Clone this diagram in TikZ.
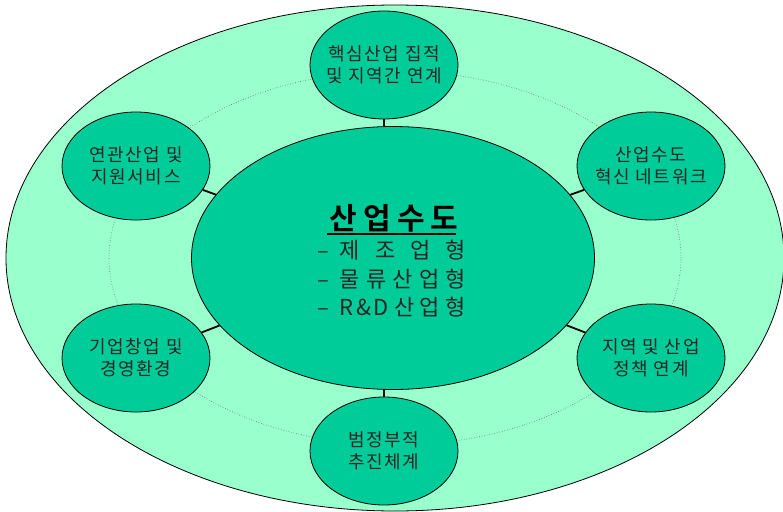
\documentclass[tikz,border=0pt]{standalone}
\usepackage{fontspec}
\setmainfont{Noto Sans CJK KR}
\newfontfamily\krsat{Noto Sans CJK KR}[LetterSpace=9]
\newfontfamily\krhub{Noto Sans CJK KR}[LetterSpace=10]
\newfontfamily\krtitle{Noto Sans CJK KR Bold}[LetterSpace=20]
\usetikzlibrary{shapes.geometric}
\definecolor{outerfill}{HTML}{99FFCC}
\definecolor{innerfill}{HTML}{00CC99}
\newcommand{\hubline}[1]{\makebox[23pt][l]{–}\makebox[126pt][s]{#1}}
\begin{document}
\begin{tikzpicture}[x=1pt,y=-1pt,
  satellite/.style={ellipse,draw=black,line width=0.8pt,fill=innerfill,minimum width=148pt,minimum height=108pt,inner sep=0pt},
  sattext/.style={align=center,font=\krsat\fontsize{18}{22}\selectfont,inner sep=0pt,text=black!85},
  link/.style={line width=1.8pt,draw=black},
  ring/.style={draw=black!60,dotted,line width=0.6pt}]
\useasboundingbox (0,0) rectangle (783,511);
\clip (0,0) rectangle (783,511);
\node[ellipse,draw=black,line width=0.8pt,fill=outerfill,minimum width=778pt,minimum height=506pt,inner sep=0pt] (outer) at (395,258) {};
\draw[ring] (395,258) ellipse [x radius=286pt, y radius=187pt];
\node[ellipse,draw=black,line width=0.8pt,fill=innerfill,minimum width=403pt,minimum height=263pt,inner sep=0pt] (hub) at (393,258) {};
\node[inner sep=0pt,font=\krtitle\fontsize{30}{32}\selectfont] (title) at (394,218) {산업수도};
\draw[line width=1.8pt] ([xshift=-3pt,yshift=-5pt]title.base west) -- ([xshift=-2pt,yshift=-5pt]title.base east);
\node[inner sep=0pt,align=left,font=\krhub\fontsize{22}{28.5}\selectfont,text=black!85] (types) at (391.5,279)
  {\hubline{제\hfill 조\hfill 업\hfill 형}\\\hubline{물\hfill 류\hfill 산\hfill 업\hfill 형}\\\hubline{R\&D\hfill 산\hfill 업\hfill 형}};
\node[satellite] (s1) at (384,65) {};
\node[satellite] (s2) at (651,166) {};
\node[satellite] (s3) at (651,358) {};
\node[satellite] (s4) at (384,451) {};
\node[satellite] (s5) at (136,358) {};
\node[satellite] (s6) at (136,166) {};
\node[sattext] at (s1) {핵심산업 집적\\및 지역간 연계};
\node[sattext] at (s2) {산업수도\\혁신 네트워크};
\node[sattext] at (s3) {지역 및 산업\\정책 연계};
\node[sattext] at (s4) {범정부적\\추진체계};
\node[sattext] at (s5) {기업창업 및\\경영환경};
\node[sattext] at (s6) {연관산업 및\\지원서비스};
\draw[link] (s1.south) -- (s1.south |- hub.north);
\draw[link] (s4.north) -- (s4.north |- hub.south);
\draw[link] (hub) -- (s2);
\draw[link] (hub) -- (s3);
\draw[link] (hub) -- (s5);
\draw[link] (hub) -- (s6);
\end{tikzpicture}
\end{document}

= = = = =

## Goal of the exercise:
Leave out the pictures and reproduce the rest of the listing exactly.

## Answer below:
Clone this diagram in TikZ.
\documentclass[tikz,border=0pt]{standalone}
\usepackage{fontspec}
\setmainfont{Noto Sans CJK KR}
\newfontfamily\krsat{Noto Sans CJK KR}[LetterSpace=9]
\newfontfamily\krhub{Noto Sans CJK KR}[LetterSpace=10]
\newfontfamily\krtitle{Noto Sans CJK KR Bold}[LetterSpace=20]
\usetikzlibrary{shapes.geometric}
\definecolor{outerfill}{HTML}{99FFCC}
\definecolor{innerfill}{HTML}{00CC99}
\newcommand{\hubline}[1]{\makebox[23pt][l]{–}\makebox[126pt][s]{#1}}
\begin{document}
\begin{tikzpicture}[x=1pt,y=-1pt,
  satellite/.style={ellipse,draw=black,line width=0.8pt,fill=innerfill,minimum width=148pt,minimum height=108pt,inner sep=0pt},
  sattext/.style={align=center,font=\krsat\fontsize{18}{22}\selectfont,inner sep=0pt,text=black!85},
  link/.style={line width=1.8pt,draw=black},
  ring/.style={draw=black!60,dotted,line width=0.6pt}]
\useasboundingbox (0,0) rectangle (783,511);
\clip (0,0) rectangle (783,511);
\node[ellipse,draw=black,line width=0.8pt,fill=outerfill,minimum width=778pt,minimum height=506pt,inner sep=0pt] (outer) at (395,258) {};
\draw[ring] (395,258) ellipse [x radius=286pt, y radius=187pt];
\node[ellipse,draw=black,line width=0.8pt,fill=innerfill,minimum width=403pt,minimum height=263pt,inner sep=0pt] (hub) at (393,258) {};
\node[inner sep=0pt,font=\krtitle\fontsize{30}{32}\selectfont] (title) at (394,218) {산업수도};
\draw[line width=1.8pt] ([xshift=-3pt,yshift=-5pt]title.base west) -- ([xshift=-2pt,yshift=-5pt]title.base east);
\node[inner sep=0pt,align=left,font=\krhub\fontsize{22}{28.5}\selectfont,text=black!85] (types) at (391.5,279)
  {\hubline{제\hfill 조\hfill 업\hfill 형}\\\hubline{물\hfill 류\hfill 산\hfill 업\hfill 형}\\\hubline{R\&D\hfill 산\hfill 업\hfill 형}};
\node[satellite] (s1) at (384,65) {};
\node[satellite] (s2) at (651,166) {};
\node[satellite] (s3) at (651,358) {};
\node[satellite] (s4) at (384,451) {};
\node[satellite] (s5) at (136,358) {};
\node[satellite] (s6) at (136,166) {};
\node[sattext] at (s1) {핵심산업 집적\\및 지역간 연계};
\node[sattext] at (s2) {산업수도\\혁신 네트워크};
\node[sattext] at (s3) {지역 및 산업\\정책 연계};
\node[sattext] at (s4) {범정부적\\추진체계};
\node[sattext] at (s5) {기업창업 및\\경영환경};
\node[sattext] at (s6) {연관산업 및\\지원서비스};
\draw[link] (s1.south) -- (s1.south |- hub.north);
\draw[link] (s4.north) -- (s4.north |- hub.south);
\draw[link] (hub) -- (s2);
\draw[link] (hub) -- (s3);
\draw[link] (hub) -- (s5);
\draw[link] (hub) -- (s6);
\end{tikzpicture}
\end{document}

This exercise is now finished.